Hey everyone! I am from Il. and am trying to step up my deco this year by making some animated props. I have a chair that I built that is supposed to be an electric chair but, I cannot figure how to animate the dummy. If anyone has suggestion it would be greatly appreciated.


----------



## RoxyBlue (Oct 6, 2008)

Welcome to the Forum, Hallow! If you do a search of the electric chair threads here, I think you'll find something that will help you.


----------



## Fiend4Halloween (Aug 28, 2008)

Greetings Hallow and welcome to the forum.


----------



## Spookineer (Aug 20, 2006)

Welcome to the party!


----------



## HalloweenRick (Nov 25, 2005)

Welcome!


----------



## Night Watchman (Aug 15, 2009)

Welcome, you will find what you need here.


----------



## Hauntiholik (May 17, 2006)

Welcome to the forum Hallow!


----------



## Spooklights (Jul 4, 2006)

Hello! Glad you're joining us!


----------



## ScreamingScarecrow (Oct 1, 2008)

Welcome Aboard!
Hope you have a Sinister Season!!
Searching the forum should turn up several shocking scenarios!


----------



## Vlad (Aug 2, 2005)

Welcome to the forum Hallow. Try a loose board under the dummies rump, moved by a rotating motor and and off-set cam, like this >>>http://www.flying-pig.co.uk/mechanisms/pages/cam.html


----------



## spideranne (Jul 17, 2006)

Welcome!


----------



## Spooky1 (Aug 25, 2008)

Welcome to the forum, Hallow.
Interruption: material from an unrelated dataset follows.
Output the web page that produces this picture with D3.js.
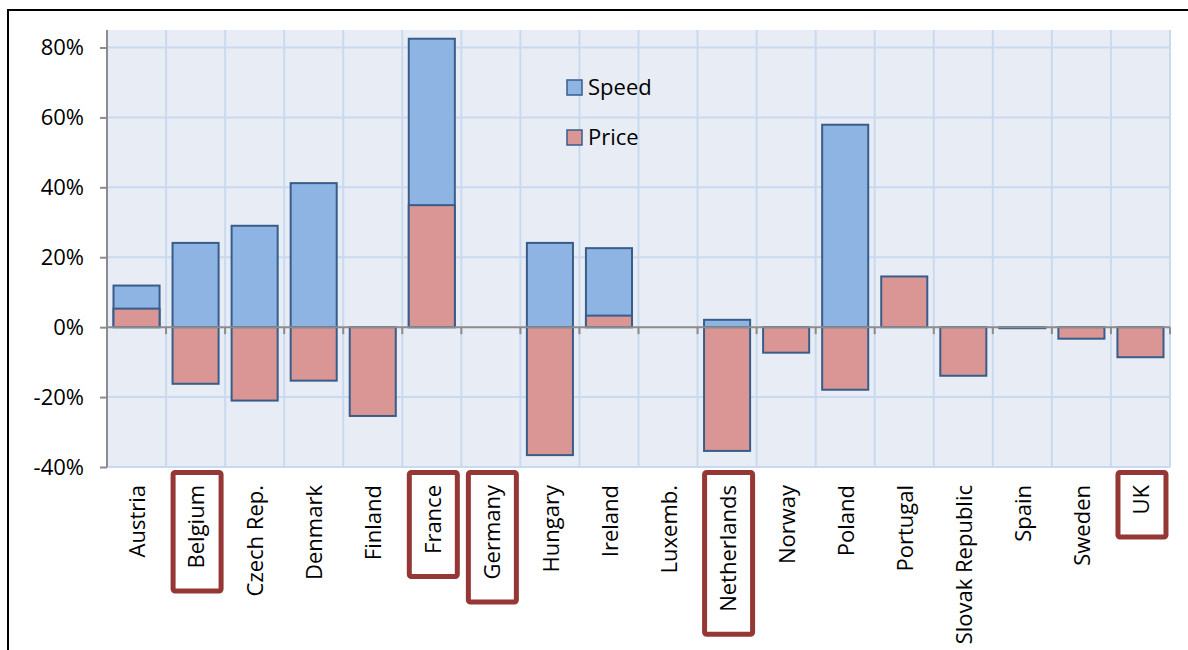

What kind of movement are you looking for from your dummy?


----------



## sharpobject (May 7, 2008)

Hi and welcome !!!


----------



## scareme (Aug 29, 2006)

Hi and welcome to the forum.


----------



## pyro (Oct 7, 2006)




----------



## IMU (Apr 8, 2009)

Hello and Welcome!


----------



## Hallow (Aug 22, 2009)

a shaking movement


----------



## CreeepyCathy (Mar 28, 2009)

hey & welcome!!!


----------



## Death's Door (Mar 22, 2006)

Hello and welcome to the forum!!!


----------